[Entries with chart source code]
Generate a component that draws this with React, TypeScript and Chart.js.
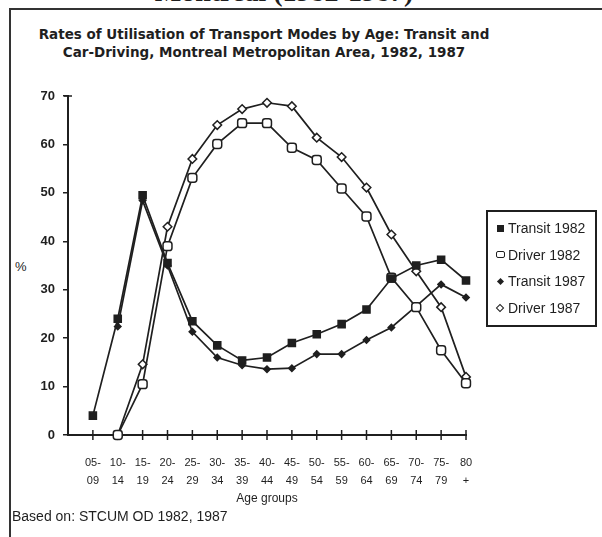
import React, { useEffect, useRef } from "react";
import { Chart, registerables } from "chart.js";

Chart.register(...registerables);

// ---- data ----
const ageTop = ["05-", "10-", "15-", "20-", "25-", "30-", "35-", "40-", "45-", "50-", "55-", "60-", "65-", "70-", "75-", "80"];
const ageBottom = ["09", "14", "19", "24", "29", "34", "39", "44", "49", "54", "59", "64", "69", "74", "79", "+"];

const transit1982 = [4, 24, 49.5, 35.5, 23.5, 18.5, 15.4, 16, 19, 20.8, 22.9, 25.9, 32.3, 35, 36.2, 31.9];
const driver1982 = [null, 0, 10.5, 39, 53.1, 60.1, 64.4, 64.4, 59.3, 56.8, 50.9, 45.1, 32.5, 26.4, 17.5, 10.7];
const transit1987 = [null, 22.4, 48.4, 35, 21.3, 16, 14.4, 13.6, 13.8, 16.7, 16.7, 19.6, 22.2, 26.6, 31.1, 28.4];
const driver1987 = [null, 0, 14.6, 43, 57, 64, 67.3, 68.6, 67.9, 61.4, 57.4, 51.1, 41.4, 33.8, 26.4, 12];

const seriesNames = ["Transit 1982", "Driver 1982", "Transit 1987", "Driver 1987"];
const yMin = 0;
const yMax = 70;
const yStep = 10;

const INK = "#1f1f1f";
const SANS = "'Liberation Sans', Arial, sans-serif";

const toPoints = (arr: (number | null)[]) => arr.map((v, i) => ({ x: i, y: v }));

const crossTicks = {
  id: "crossTicks",
  beforeDatasetsDraw(chart: any) {
    const { ctx, chartArea } = chart;
    const x = chart.scales.x;
    ctx.save();
    ctx.strokeStyle = INK;
    ctx.lineWidth = 1.5;
    ageTop.forEach((_, i) => {
      const px = x.getPixelForValue(i);
      ctx.beginPath();
      ctx.moveTo(px, chartArea.bottom - 5);
      ctx.lineTo(px, chartArea.bottom + 5);
      ctx.stroke();
    });
    // cap at the top of the y axis
    const y = chart.scales.y;
    const top = y.getPixelForValue(yMax);
    ctx.beginPath();
    ctx.moveTo(chartArea.left - 4, top);
    ctx.lineTo(chartArea.left + 4, top);
    ctx.stroke();
    ctx.restore();
  },
};

function LegendMarker({ kind }: { kind: number }) {
  const base: React.CSSProperties = { position: "absolute", boxSizing: "border-box" };
  if (kind === 0)
    return <div style={{ ...base, left: -3.5, top: -3.5, width: 7, height: 7, background: INK }} />;
  if (kind === 1)
    return (
      <div
        style={{ ...base, left: -4.5, top: -3.5, width: 9, height: 7, border: `1.6px solid ${INK}`, borderRadius: 2, background: "#fff" }}
      />
    );
  if (kind === 2)
    return <div style={{ ...base, left: -2.5, top: -2.5, width: 5, height: 5, background: INK, transform: "rotate(45deg)" }} />;
  return (
    <div
      style={{ ...base, left: -3, top: -3, width: 6, height: 6, border: `1.5px solid ${INK}`, background: "#fff", transform: "rotate(45deg)" }}
    />
  );
}

export default function App() {
  const canvasRef = useRef<HTMLCanvasElement | null>(null);

  useEffect(() => {
    if (!canvasRef.current) return;
    const common = {
      borderColor: INK,
      borderWidth: 1.7,
      pointBorderColor: INK,
      pointBorderWidth: 1.5,
      tension: 0,
      clip: false as any,
    };
    const chart = new Chart(canvasRef.current, {
      type: "line",
      data: {
        datasets: [
          {
            ...common,
            label: seriesNames[0],
            data: toPoints(transit1982) as any,
            pointStyle: "rect",
            pointRadius: 5,
            pointBackgroundColor: INK,
          },
          {
            ...common,
            label: seriesNames[1],
            data: toPoints(driver1982) as any,
            pointStyle: "rectRounded",
            pointRadius: 5.2,
            pointBackgroundColor: "#fff",
          },
          {
            ...common,
            label: seriesNames[2],
            data: toPoints(transit1987) as any,
            pointStyle: "rectRot",
            pointRadius: 3.2,
            pointBackgroundColor: INK,
          },
          {
            ...common,
            label: seriesNames[3],
            data: toPoints(driver1987) as any,
            pointStyle: "rectRot",
            pointRadius: 4.3,
            pointBackgroundColor: "#fff",
          },
        ],
      },
      options: {
        responsive: false,
        animation: false,
        layout: { padding: { left: 0, top: 96, right: 136, bottom: 31 } },
        plugins: { legend: { display: false }, title: { display: false }, tooltip: { enabled: false } },
        scales: {
          x: {
            type: "linear",
            min: -1,
            max: ageTop.length - 1,
            afterFit: (s: any) => {
              s.height = 71;
            },
            grid: { display: false },
            border: { display: true, color: INK, width: 2 },
            ticks: {
              stepSize: 1,
              autoSkip: false,
              maxRotation: 0,
              minRotation: 0,
              padding: 11,
              color: INK,
              font: { family: SANS, size: 11, lineHeight: 18 / 11 },
              callback: (v: any) => {
                const i = Math.round(Number(v));
                return i >= 0 && i < ageTop.length ? [ageTop[i], ageBottom[i]] : "";
              },
            },
            title: {
              display: true,
              text: "Age groups",
              color: INK,
              font: { family: SANS, size: 12 },
              padding: { top: 0, bottom: 0 },
            },
          },
          y: {
            min: yMin,
            max: yMax,
            afterFit: (s: any) => {
              s.width = 68;
            },
            grid: { drawOnChartArea: false, tickLength: 5, color: INK, lineWidth: 1.5 },
            border: { display: true, color: INK, width: 2 },
            ticks: {
              stepSize: yStep,
              padding: 8,
              color: INK,
              font: { family: SANS, size: 13, weight: "bold" },
            },
          },
        },
      },
      plugins: [crossTicks],
    });
    return () => chart.destroy();
  }, []);

  const legendY = [228, 254.5, 281, 308];

  return (
    <div
      style={{
        position: "absolute",
        left: 0,
        top: 0,
        width: 602,
        height: 537,
        background: "#fff",
        overflow: "hidden",
        color: INK,
        fontFamily: SANS,
      }}
    >
      <div
        style={{
          position: "absolute",
          left: 0,
          width: 568,
          top: -22,
          textAlign: "center",
          font: "bold 28px 'Liberation Serif', 'Times New Roman', serif",
          lineHeight: "28px",
          whiteSpace: "nowrap",
          color: INK,
        }}
      >
        Montreal (1982-1987)
      </div>
      <div
        style={{
          position: "absolute",
          left: 9,
          top: 8,
          width: 600,
          height: 600,
          borderTop: `2px solid #333`,
          borderLeft: `2px solid #333`,
        }}
      />
      <div
        style={{
          position: "absolute",
          left: 0,
          width: 528,
          top: 25,
          textAlign: "center",
          font: "bold 13.5px 'DejaVu Sans', sans-serif",
          lineHeight: "18px",
          whiteSpace: "nowrap",
          color: INK,
        }}
      >
        <div>Rates of Utilisation of Transport Modes by Age: Transit and</div>
        <div>Car-Driving, Montreal Metropolitan Area, 1982, 1987</div>
      </div>
      <div style={{ position: "absolute", left: 15, top: 259, fontSize: 13, lineHeight: "16px", color: INK }}>%</div>
      <canvas ref={canvasRef} width={602} height={537} style={{ position: "absolute", left: 0, top: 0, width: 602, height: 537 }} />
      <div
        style={{
          position: "absolute",
          left: 486,
          top: 210,
          width: 111,
          height: 117,
          boxSizing: "border-box",
          border: `2px solid ${INK}`,
        }}
      />
      {seriesNames.map((name, k) => (
        <div key={name}>
          <div style={{ position: "absolute", left: 500, top: legendY[k] }}>
            <LegendMarker kind={k} />
          </div>
          <div
            style={{
              position: "absolute",
              left: 508,
              top: legendY[k] - 8,
              fontSize: 14,
              lineHeight: "16px",
              whiteSpace: "nowrap",
              color: INK,
            }}
          >
            {name}
          </div>
        </div>
      ))}
      <div style={{ position: "absolute", left: 12, top: 508, fontSize: 14, lineHeight: "16px", whiteSpace: "nowrap", color: INK }}>
        Based on: STCUM OD 1982, 1987
      </div>
    </div>
  );
}
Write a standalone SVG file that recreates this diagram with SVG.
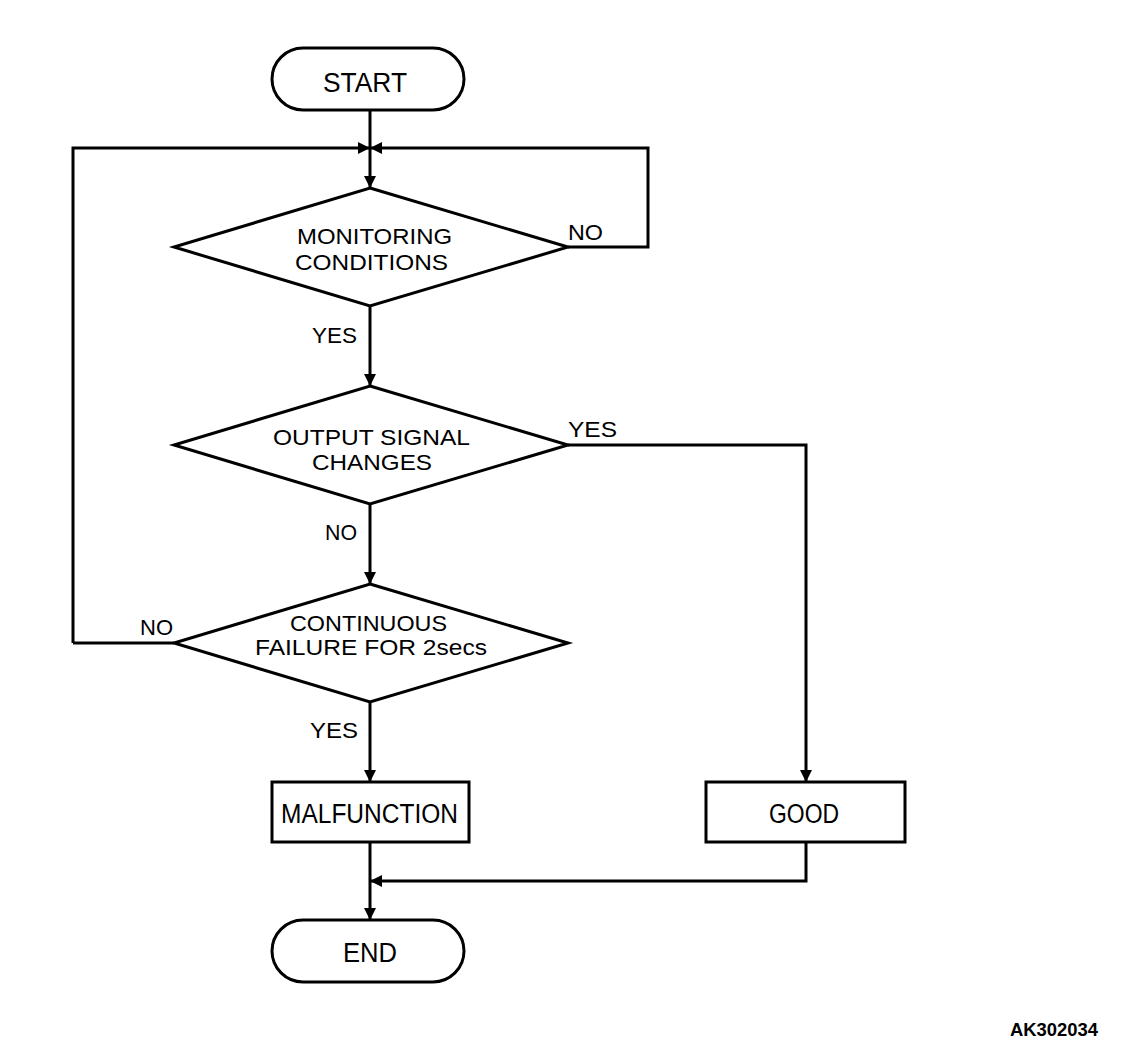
<svg xmlns="http://www.w3.org/2000/svg" width="1136" height="1060" viewBox="0 0 1136 1060">
<defs>
<marker id="ah" viewBox="0 0 12 12" refX="12" refY="6" markerWidth="12" markerHeight="12" markerUnits="userSpaceOnUse" orient="auto">
<path d="M0,0 L12,6 L0,12 Z" fill="#000"/>
</marker>
</defs>
<style>
.s{fill:#fff;stroke:#000;stroke-width:3}
.c{fill:none;stroke:#000;stroke-width:3}
text{font-family:"Liberation Sans",Arial,sans-serif;font-size:22px;fill:#000}
.b{font-size:27px}
</style>
<rect width="1136" height="1060" fill="#fff"/>
<g id="connectors">
<path class="c" d="M370,110 V188" marker-end="url(#ah)"/>
<path class="c" d="M73,643 V148 H370" marker-end="url(#ah)"/>
<path class="c" d="M568,247 H648 V148 H370" marker-end="url(#ah)"/>
<path class="c" d="M370,306 V386" marker-end="url(#ah)"/>
<path class="c" d="M370,504 V584" marker-end="url(#ah)"/>
<path class="c" d="M568,445 H806 V782" marker-end="url(#ah)"/>
<path class="c" d="M174,643 H73"/>
<path class="c" d="M370,702 V782" marker-end="url(#ah)"/>
<path class="c" d="M370,842 V920" marker-end="url(#ah)"/>
<path class="c" d="M806,842 V881 H370" marker-end="url(#ah)"/>
<text x="568" y="240" textLength="35" lengthAdjust="spacingAndGlyphs">NO</text>
<text x="312" y="343" textLength="45" lengthAdjust="spacingAndGlyphs">YES</text>
<text x="568" y="437" textLength="49" lengthAdjust="spacingAndGlyphs">YES</text>
<text x="325" y="540" textLength="32" lengthAdjust="spacingAndGlyphs">NO</text>
<text x="140" y="635" textLength="33" lengthAdjust="spacingAndGlyphs">NO</text>
<text x="310" y="738" textLength="48" lengthAdjust="spacingAndGlyphs">YES</text>
</g>
<g id="start">
<rect class="s" x="272" y="48" width="192" height="62" rx="31"/>
<text class="b" x="323" y="92" textLength="84" lengthAdjust="spacingAndGlyphs">START</text>
</g>
<g id="monitoring">
<path class="s" d="M370,188 L568,247 L370,306 L174,247 Z"/>
<text x="297" y="244" textLength="155" lengthAdjust="spacingAndGlyphs">MONITORING</text>
<text x="295" y="270" textLength="153" lengthAdjust="spacingAndGlyphs">CONDITIONS</text>
</g>
<g id="output">
<path class="s" d="M370,386 L568,445 L370,504 L174,445 Z"/>
<text x="273" y="445" textLength="197" lengthAdjust="spacingAndGlyphs">OUTPUT SIGNAL</text>
<text x="312" y="470" textLength="120" lengthAdjust="spacingAndGlyphs">CHANGES</text>
</g>
<g id="continuous">
<path class="s" d="M370,584 L568,643 L370,702 L174,643 Z"/>
<text x="290" y="631" textLength="157" lengthAdjust="spacingAndGlyphs">CONTINUOUS</text>
<text x="255" y="655" textLength="232" lengthAdjust="spacingAndGlyphs">FAILURE FOR 2secs</text>
</g>
<g id="malfunction">
<rect class="s" x="272" y="782" width="197" height="60"/>
<text class="b" x="281" y="823" textLength="177" lengthAdjust="spacingAndGlyphs">MALFUNCTION</text>
</g>
<g id="good">
<rect class="s" x="706" y="782" width="199" height="60"/>
<text class="b" x="769" y="823" textLength="70" lengthAdjust="spacingAndGlyphs">GOOD</text>
</g>
<g id="end">
<rect class="s" x="272" y="920" width="192" height="62" rx="31"/>
<text class="b" x="343" y="962" textLength="54" lengthAdjust="spacingAndGlyphs">END</text>
</g>
<text x="1010" y="1036" textLength="88" lengthAdjust="spacingAndGlyphs" style="font-size:18px;font-weight:bold">AK302034</text>
</svg>
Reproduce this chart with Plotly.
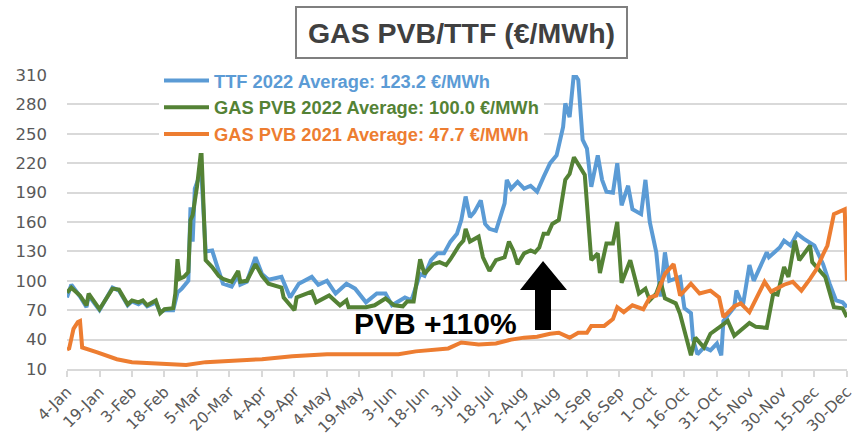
import plotly.graph_objects as go
import pandas as pd

# ---------------- data ----------------
ttf_dates = ["01-04","01-06","01-10","01-13","01-14","01-19","01-25","01-28","02-01","02-03",
             "02-06","02-08","02-10","02-14","02-16","02-18","02-22","02-24","02-26","03-01",
             "03-02","03-03","03-04","03-07","03-09","03-12","03-14","03-17","03-21","03-24",
             "03-25","03-28","04-01","04-04","04-07","04-13","04-17","04-21","04-27","04-30",
             "05-04","05-08","05-13","05-17","05-22","05-27","05-31","06-03","06-09","06-12",
             "06-16","06-18","06-21","06-24","06-27","06-30","07-03","07-05","07-07","07-09",
             "07-11","07-14","07-16","07-18","07-21","07-23","07-25","07-26","07-28","07-31",
             "08-03","08-06","08-09","08-12","08-15","08-18","08-21","08-22","08-24","08-26",
             "08-28","08-30","09-01","09-03","09-06","09-08","09-10","09-13","09-15","09-17",
             "09-20","09-22","09-26","09-28","09-30","10-03","10-05","10-07","10-09","10-14",
             "10-16","10-19","10-20","10-22","10-25","10-28","10-31","11-02","11-03","11-08",
             "11-09","11-12","11-15","11-17","11-23","11-24","11-29","12-01","12-04","12-07",
             "12-10","12-15","12-19","12-22","12-25","12-28","12-30"]
ttf_values = [83,96,84,73,85,70,93,90,75,79,
              76,79,74,78,68,70,70,88,92,100,
              175,140,194,212,130,131,117,97,94,106,
              96,99,124,107,101,104,83,97,104,96,
              100,87,97,92,78,87,87,75,83,80,
              107,105,121,128,128,140,148,162,186,165,
              170,182,158,153,151,165,179,203,194,201,
              194,197,191,206,220,228,257,281,267,312,
              305,244,235,196,228,203,191,190,220,177,
              197,173,168,203,160,129,84,129,100,104,
              72,67,40,25,32,29,36,24,59,73,
              90,75,116,100,129,124,134,141,136,148,
              143,136,117,97,80,78,73]

pvb22_dates = ["01-04","01-06","01-10","01-13","01-14","01-19","01-25","01-28","02-01","02-03",
               "02-06","02-08","02-10","02-14","02-16","02-18","02-22","02-23","02-24","02-25",
               "02-27","03-01","03-02","03-03","03-05","03-07","03-09","03-12","03-15","03-17",
               "03-21","03-24","03-25","03-28","04-01","04-04","04-07","04-13","04-14","04-19",
               "04-20","04-24","04-27","04-29","05-05","05-10","05-13","05-14","05-22","05-26",
               "05-31","06-04","06-08","06-10","06-13","06-16","06-18","06-22","06-25","06-28",
               "06-30","07-04","07-06","07-07","07-09","07-13","07-15","07-18","07-21","07-25",
               "07-27","07-29","07-31","08-03","08-06","08-08","08-10","08-12","08-14","08-16",
               "08-19","08-22","08-24","08-26","08-29","08-31","09-03","09-06","09-07","09-10",
               "09-13","09-15","09-17","09-21","09-25","09-28","09-30","10-03","10-05","10-07",
               "10-12","10-14","10-19","10-21","10-25","10-28","11-02","11-05","11-08","11-15",
               "11-18","11-23","11-26","11-28","12-01","12-03","12-06","12-08","12-13","12-14",
               "12-20","12-24","12-28","12-30"]
pvb22_values = [88,93,85,75,87,71,92,91,76,80,
                78,80,75,80,67,71,72,87,122,102,
                104,109,162,167,196,235,121,114,105,102,
                99,110,99,100,117,105,97,93,83,70,
                83,87,89,78,85,75,80,73,73,75,
                82,75,74,79,79,122,107,117,119,116,
                122,136,141,153,140,145,124,110,121,124,
                140,131,117,128,131,129,134,148,148,158,
                162,203,209,226,216,208,121,128,108,138,
                138,160,98,121,87,92,80,87,99,82,
                77,66,24,42,32,46,54,59,44,57,
                53,52,87,86,114,104,141,121,136,119,
                104,73,72,63]

pvb21_dates = ["01-04","01-05","01-07","01-09","01-10","01-11","01-18","01-24","01-27","02-03",
               "02-11","02-19","02-28","03-09","03-21","04-04","04-18","05-04","05-19","06-06",
               "06-14","06-23","06-29","07-05","07-13","07-21","07-28","08-03","08-09","08-15",
               "08-19","08-24","08-28","09-01","09-03","09-09","09-13","09-15","09-18","09-22",
               "09-27","09-30","10-03","10-07","10-11","10-14","10-19","10-23","10-28","11-01",
               "11-03","11-08","11-11","11-15","11-22","11-25","12-01","12-05","12-09","12-13",
               "12-16","12-19","12-21","12-24","12-29","12-30"]
pvb21_values = [30,31,51,58,59,32,27,23,20,17,
                16,15,14,17,18,20,23,25,25,25,
                28,30,31,37,35,36,40,42,43,46,
                47,42,47,47,54,54,61,73,68,75,
                71,83,85,107,117,85,97,87,90,83,
                63,74,77,68,99,89,96,99,90,102,
                112,127,136,168,173,100]

tick_labels = ["4-Jan","19-Jan","3-Feb","18-Feb","5-Mar","20-Mar","4-Apr","19-Apr","4-May",
               "19-May","3-Jun","18-Jun","3-Jul","18-Jul","2-Aug","17-Aug","1-Sep","16-Sep",
               "1-Oct","16-Oct","31-Oct","15-Nov","30-Nov","15-Dec","30-Dec"]

series_names = ["TTF 2022 Average: 123.2 €/MWh",
                "GAS PVB 2022 Average: 100.0 €/MWh",
                "GAS PVB 2021 Average: 47.7 €/MWh"]
series_colors = ["#5B9BD5", "#548235", "#ED7D31"]

# ---------------- figure ----------------
def to_dates(md):
    return pd.to_datetime(["2022-" + d for d in md])

tick_dates = pd.date_range("2022-01-04", "2022-12-30", freq="15D")

fig = go.Figure()
for dates, vals, name, col in [
    (ttf_dates, ttf_values, series_names[0], series_colors[0]),
    (pvb22_dates, pvb22_values, series_names[1], series_colors[1]),
    (pvb21_dates, pvb21_values, series_names[2], series_colors[2]),
]:
    fig.add_trace(go.Scatter(
        x=to_dates(dates), y=vals, mode="lines",
        name=f'<span style="color:{col}">{name}</span>',
        line=dict(color=col, width=4),
    ))

grid = "#D9D9D9"
L, R, T, B = 67, 7, 75, 68
PW, PH = 854 - L - R, 437 - T - B


def px(xp, yp):
    """pixel position on the page -> paper coordinates (for decorations only)"""
    return (xp - L) / PW, (437 - B - yp) / PH


fig.update_layout(
    width=854, height=437,
    margin=dict(l=L, r=R, t=T, b=B),
    paper_bgcolor="white", plot_bgcolor="white",
    font=dict(family="DejaVu Sans", color="#595959"),
    showlegend=True,
    legend=dict(
        x=px(159, 0)[0], y=px(0, 62)[1], xanchor="left", yanchor="top",
        bgcolor="white", borderwidth=0, itemwidth=45,
        font=dict(family="Liberation Sans", size=18.3, weight="bold"),
        traceorder="normal",
    ),
    xaxis=dict(
        type="date", automargin=False,
        range=["2022-01-04", "2022-12-30 01:00"],
        tickmode="array", tickvals=tick_dates, ticktext=tick_labels,
        tickangle=-45, ticklabeloverflow="allow",
        tickfont=dict(family="DejaVu Sans", size=15.5, color="#595959"),
        showgrid=False, showline=True, linecolor=grid, linewidth=1.5,
        ticks="outside", ticklen=6, tickcolor=grid, tickwidth=1.5,
        zeroline=False,
    ),
    yaxis=dict(
        range=[10, 310], tick0=10, dtick=30, automargin=False,
        tickfont=dict(family="DejaVu Sans", size=16.5, color="#595959"),
        showgrid=True, gridcolor=grid, gridwidth=1.5,
        zeroline=False, showline=False, ticks="",
        ticklabelstandoff=19,
    ),
)

# title box
tx, ty = px(461.5, 32.5)
fig.add_annotation(
    text="GAS PVB/TTF (€/MWh)", xref="paper", yref="paper",
    x=tx, y=ty, xanchor="center", yanchor="middle", showarrow=False,
    font=dict(family="Liberation Sans", size=28.5, color="#404040", weight="bold"),
    bordercolor="#7F7F7F", borderwidth=2, width=327, height=47, bgcolor="white",
)

# PVB +110% label
lx, ly = px(435, 323)
fig.add_annotation(
    text="PVB +110%", xref="paper", yref="paper",
    x=lx, y=ly, xanchor="center", yanchor="middle", showarrow=False,
    font=dict(family="Liberation Sans", size=30, color="black", weight="bold"),
)

# block arrow (decoration)
arrow_px = [(535, 330), (551, 330), (551, 290), (567, 290), (543, 261), (520, 290), (535, 290)]
pts = [px(a, b) for a, b in arrow_px]
path = "M " + " L ".join(f"{a:.4f} {b:.4f}" for a, b in pts) + " Z"
fig.add_shape(type="path", xref="paper", yref="paper", path=path,
              fillcolor="black", line=dict(width=0))

fig.write_html("out.html",
               config={"displayModeBar": False},
               post_script="document.body.style.margin='0';document.body.style.padding='0';")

=== What is asked ===
Omitting all pictures, restate exactly the lines of the material from its start through the line that contains "Chart.register(...registerables);".

=== Answer to this task ===
Generate a component that draws this with React, TypeScript and Chart.js.
import React, { useEffect, useRef } from "react";
import { Chart, registerables } from "chart.js";

Chart.register(...registerables);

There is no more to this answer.